Las Vegas Sands (LVS) Q2 2024 earnings summary
Event summary combining transcript, slides, and related documents.
Q2 2024 earnings summary
3 Feb, 2026Executive summary
Net revenue for Q2 2024 was $2.76 billion, up $219 million or 8.6% year-over-year, with net income of $424 million, reflecting strong recovery in Macao and continued growth in Singapore.
Adjusted property EBITDA increased 10.3% to $1.07 billion, with consolidated margin at 38.9%; adjusted diluted EPS was $0.55, up $0.09 year-over-year.
Growth was seen in both Macao and Singapore, supported by strategic investments and robust capital returns, including $400 million in share repurchases and $148 million in dividends paid in Q2.
Macao premium mass segment recovery was strong, but base mass and visitation remain below 2019 levels; Singapore operating environment remains robust.
Ongoing capital investments in Macao and Singapore underpin market leadership and long-term EBITDA growth.
Financial highlights
Macao operations adjusted property EBITDA was $561 million (up 3.7%); Marina Bay Sands delivered $512 million (up 18.5%).
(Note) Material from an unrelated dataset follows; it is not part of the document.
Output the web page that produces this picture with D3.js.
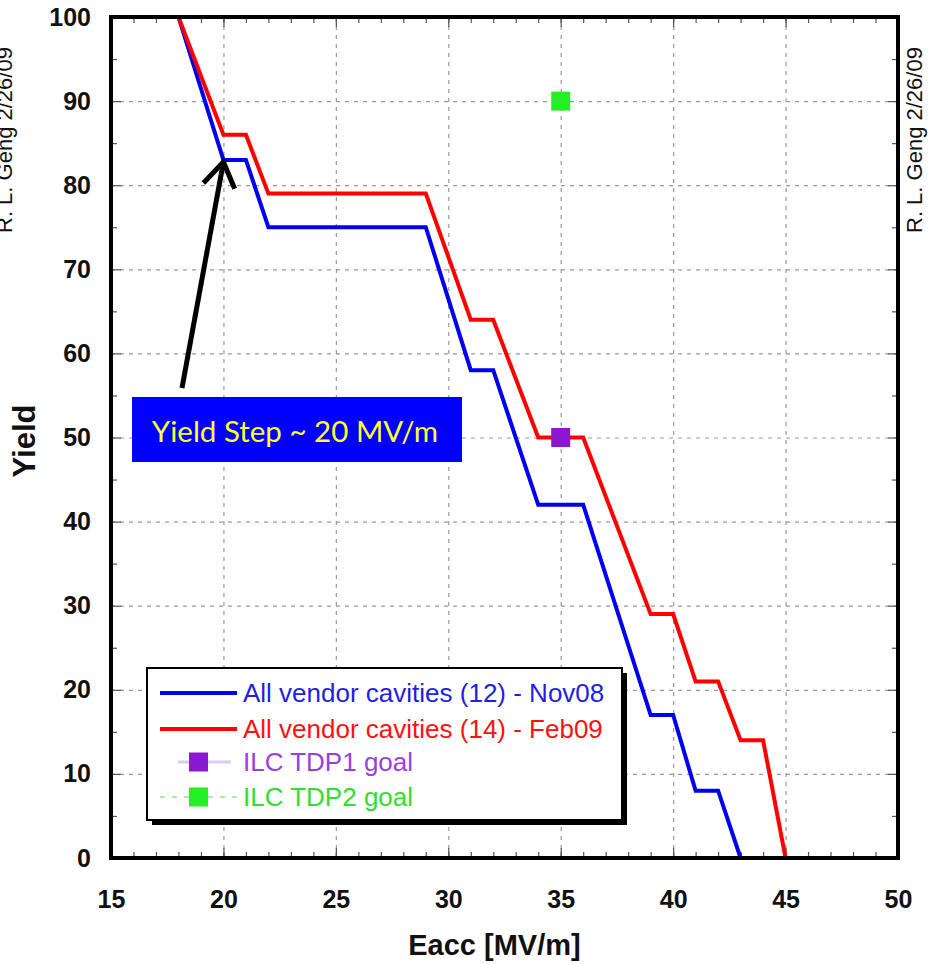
<!DOCTYPE html>
<html>
<head>
<meta charset="utf-8">
<script src="https://cdn.jsdelivr.net/npm/d3@7"></script>
<style>
  body { margin: 0; background: #fff; }
  svg { display: block; font-family: "Liberation Sans", Arial, sans-serif; }
</style>
</head>
<body>
<svg id="chart" width="940" height="964"></svg>
<script>
// values
const eaccNov08 = [18, 20, 21, 22, 29, 31, 32, 34, 36, 39, 40, 41, 42, 43]
const yieldNov08 = [100, 83, 83, 75, 75, 58, 58, 42, 42, 17, 17, 8, 8, 0]
const eaccFeb09 = [18, 20, 21, 22, 29, 31, 32, 34, 36, 39, 40, 41, 42, 43, 44, 45]
const yieldFeb09 = [100, 86, 86, 79, 79, 64, 64, 50, 50, 29, 29, 21, 21, 14, 14, 0]
const goalTDP1 = [35, 50]
const goalTDP2 = [35, 90]
const xTicks = [15, 20, 25, 30, 35, 40, 45, 50]
const yTicks = [0, 10, 20, 30, 40, 50, 60, 70, 80, 90, 100]
const legendLabels = [
  'All vendor cavities (12) - Nov08',
  'All vendor cavities (14) - Feb09',
  'ILC TDP1 goal',
  'ILC TDP2 goal'
]

const svg = d3.select('#chart')
const plotLeft = 111
const plotTop = 17
const plotRight = 898
const plotBottom = 858

const x = d3.scaleLinear().domain([15, 50]).range([plotLeft, plotRight])
const y = d3.scaleLinear().domain([0, 100]).range([plotBottom, plotTop])

// dashed grid
const grid = svg.append('g').attr('class', 'grid')
grid.append('g')
  .attr('transform', `translate(0,${plotBottom})`)
  .call(d3.axisBottom(x).tickValues(xTicks.slice(1, -1)).tickSize(-(plotBottom - plotTop)).tickFormat(''))
grid.append('g')
  .attr('transform', `translate(${plotLeft},0)`)
  .call(d3.axisLeft(y).tickValues(yTicks.slice(1, -1)).tickSize(-(plotRight - plotLeft)).tickFormat(''))
grid.selectAll('.domain').remove()
grid.selectAll('line')
  .attr('stroke', '#9a9a9a')
  .attr('stroke-width', 1.2)
  .attr('stroke-dasharray', '4,5')

// inward ticks on all four sides
const minorX = d3.range(16, 50)
const minorY = d3.range(5, 100, 10)
function tickStyle (g) {
  g.select('.domain').remove()
  g.selectAll('line').attr('stroke', '#555').attr('stroke-width', 1.2)
}
svg.append('g').attr('transform', `translate(0,${plotBottom})`)
  .call(d3.axisBottom(x).tickValues(minorX).tickSize(-6).tickFormat('')).call(tickStyle)
svg.append('g').attr('transform', `translate(0,${plotTop})`)
  .call(d3.axisTop(x).tickValues(minorX).tickSize(-6).tickFormat('')).call(tickStyle)
svg.append('g').attr('transform', `translate(${plotLeft},0)`)
  .call(d3.axisLeft(y).tickValues(minorY).tickSize(-6).tickFormat('')).call(tickStyle)
svg.append('g').attr('transform', `translate(${plotRight},0)`)
  .call(d3.axisRight(y).tickValues(minorY).tickSize(-6).tickFormat('')).call(tickStyle)
svg.append('g').attr('transform', `translate(0,${plotTop})`)
  .call(d3.axisTop(x).tickValues(xTicks).tickSize(-10).tickFormat('')).call(tickStyle)
svg.append('g').attr('transform', `translate(${plotRight},0)`)
  .call(d3.axisRight(y).tickValues(yTicks).tickSize(-10).tickFormat('')).call(tickStyle)

// labelled axes
const xAxis = svg.append('g')
  .attr('transform', `translate(0,${plotBottom})`)
  .call(d3.axisBottom(x).tickValues(xTicks).tickSize(-10).tickPadding(32))
const yAxis = svg.append('g')
  .attr('transform', `translate(${plotLeft},0)`)
  .call(d3.axisLeft(y).tickValues(yTicks).tickSize(-10).tickPadding(20))
for (const ax of [xAxis, yAxis]) {
  ax.select('.domain').remove()
  ax.selectAll('line').attr('stroke', '#555').attr('stroke-width', 1.2)
  ax.selectAll('text')
    .attr('fill', '#111')
    .style('font-family', '"Liberation Sans", Arial, sans-serif')
    .style('font-size', '25px')
    .style('font-weight', 'bold')
}

// curves
const line = d3.line().x(d => x(d[0])).y(d => y(d[1]))
const nov08 = d3.zip(eaccNov08, yieldNov08)
const feb09 = d3.zip(eaccFeb09, yieldFeb09)
svg.append('path').datum(nov08)
  .attr('d', line).attr('fill', 'none')
  .attr('stroke', '#0000f0').attr('stroke-width', 4).attr('stroke-linejoin', 'miter')
svg.append('path').datum(feb09)
  .attr('d', line).attr('fill', 'none')
  .attr('stroke', '#ff0000').attr('stroke-width', 4).attr('stroke-linejoin', 'miter')

// goal markers
const sq = 19
svg.append('rect')
  .attr('x', x(goalTDP1[0]) - sq / 2).attr('y', y(goalTDP1[1]) - sq / 2)
  .attr('width', sq).attr('height', sq).attr('fill', '#8a18d2')
svg.append('rect')
  .attr('x', x(goalTDP2[0]) - sq / 2).attr('y', y(goalTDP2[1]) - sq / 2)
  .attr('width', sq).attr('height', sq).attr('fill', '#22f022')

// frame
svg.append('rect')
  .attr('x', plotLeft).attr('y', plotTop)
  .attr('width', plotRight - plotLeft).attr('height', plotBottom - plotTop)
  .attr('fill', 'none').attr('stroke', '#000').attr('stroke-width', 4)

// axis titles
svg.append('text')
  .attr('x', (plotLeft + plotRight) / 2 - 10).attr('y', 955)
  .attr('text-anchor', 'middle')
  .style('font-size', '29px').style('font-weight', 'bold')
  .attr('fill', '#111')
  .text('Eacc [MV/m]')
svg.append('text')
  .attr('transform', 'translate(35,441) rotate(-90)')
  .attr('text-anchor', 'middle')
  .style('font-size', '31px').style('font-weight', 'bold')
  .attr('fill', '#111')
  .text('Yield')

// author stamps (the left one sits partly off the page, as in the original)
svg.append('text')
  .attr('transform', 'translate(922,233) rotate(-90)')
  .style('font-size', '22px').attr('fill', '#111')
  .text('R. L. Geng 2/26/09')
svg.append('text')
  .attr('transform', 'translate(12,233) rotate(-90)')
  .style('font-size', '22px').attr('fill', '#111')
  .text('R. L. Geng 2/26/09')

// annotation: arrow to the yield step
const tip = [x(20), y(83) + 2]
const tail = [182, 388]
const ang = Math.atan2(tip[1] - tail[1], tip[0] - tail[0])
const armLen = 29
const spread = 0.58
svg.append('line')
  .attr('x1', tail[0]).attr('y1', tail[1])
  .attr('x2', tip[0]).attr('y2', tip[1])
  .attr('stroke', '#000').attr('stroke-width', 5)
svg.append('polyline')
  .attr('points', [
    [tip[0] - armLen * Math.cos(ang - spread), tip[1] - armLen * Math.sin(ang - spread)],
    tip,
    [tip[0] - armLen * Math.cos(ang + spread), tip[1] - armLen * Math.sin(ang + spread)]
  ].map(p => p.join(',')).join(' '))
  .attr('fill', 'none').attr('stroke', '#000').attr('stroke-width', 5)
  .attr('stroke-linejoin', 'miter')

svg.append('rect')
  .attr('x', 132).attr('y', 397).attr('width', 330).attr('height', 65)
  .attr('fill', '#0000ff')
svg.append('text')
  .attr('x', 295).attr('y', 442)
  .attr('text-anchor', 'middle')
  .style('font-family', 'Lato, "Open Sans", sans-serif')
  .style('font-size', '29.5px')
  .attr('fill', '#ffff2a')
  .text('Yield Step ~ 20 MV/m')

// legend
const lg = svg.append('g').attr('transform', 'translate(147,668)')
const lgW = 475
const lgH = 152
lg.append('rect').attr('x', 5).attr('y', 5).attr('width', lgW).attr('height', lgH).attr('fill', '#000')
lg.append('rect').attr('width', lgW).attr('height', lgH)
  .attr('fill', '#fff').attr('stroke', '#000').attr('stroke-width', 2)
const rowY = [25, 61, 94, 129]
const textColors = ['#1f1fe0', '#ff1010', '#9a3ee0', '#2ee02e']
lg.append('line').attr('x1', 13).attr('x2', 90).attr('y1', rowY[0]).attr('y2', rowY[0])
  .attr('stroke', '#0000f0').attr('stroke-width', 4)
lg.append('line').attr('x1', 13).attr('x2', 90).attr('y1', rowY[1]).attr('y2', rowY[1])
  .attr('stroke', '#ff0000').attr('stroke-width', 4)
lg.append('line').attr('x1', 31).attr('x2', 84).attr('y1', rowY[2]).attr('y2', rowY[2])
  .attr('stroke', '#ddc8f2').attr('stroke-width', 3)
lg.append('rect').attr('x', 42).attr('y', rowY[2] - 9.5).attr('width', 19).attr('height', 19)
  .attr('fill', '#8a18d2')
lg.append('line').attr('x1', 13).attr('x2', 90).attr('y1', rowY[3]).attr('y2', rowY[3])
  .attr('stroke', '#a8f0a8').attr('stroke-width', 2).attr('stroke-dasharray', '5,7')
lg.append('rect').attr('x', 42).attr('y', rowY[3] - 9.5).attr('width', 19).attr('height', 19)
  .attr('fill', '#22f022')
lg.selectAll('text.lab')
  .data(legendLabels)
  .join('text')
  .attr('class', 'lab')
  .attr('x', 96)
  .attr('y', (d, i) => rowY[i] + 9)
  .style('font-size', '26px')
  .attr('fill', (d, i) => textColors[i])
  .text(d => d)
</script>
</body>
</html>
Consolidated adjusted property EBITDA margin improved to 38.9%, up 60 bps year-over-year; MBS margin reached 50.4%.
Operating income was $591 million, up from $537 million in the prior year quarter; adjusted net income attributable to LVS was $411 million.
Interest expense for Q2 2024 was $186 million, down from $210 million in Q2 2023; unrestricted cash balances stood at $4.71 billion.
Quarterly dividend of $0.20 per share paid, with next dividend announced for August 2024.
Outlook and guidance
Management expects continued strong performance in Macao and Singapore, supported by robust visitation, ongoing property enhancements, and completion of major renovations between late 2024 and mid-2025.
Singapore is projected to reach $2.5 billion in annual EBITDA in coming years, with further growth as Tower 3 and new gaming areas come online.
Sufficient liquidity is available to support operations and major construction projects, with $4.71 billion in unrestricted cash and $4.43 billion in available credit facilities as of June 30, 2024.
Focus on adding suite capacity and pursuing new jurisdiction development opportunities.
Lower CapEx and higher free cash flow expected as major renovations complete, enabling increased capital returns.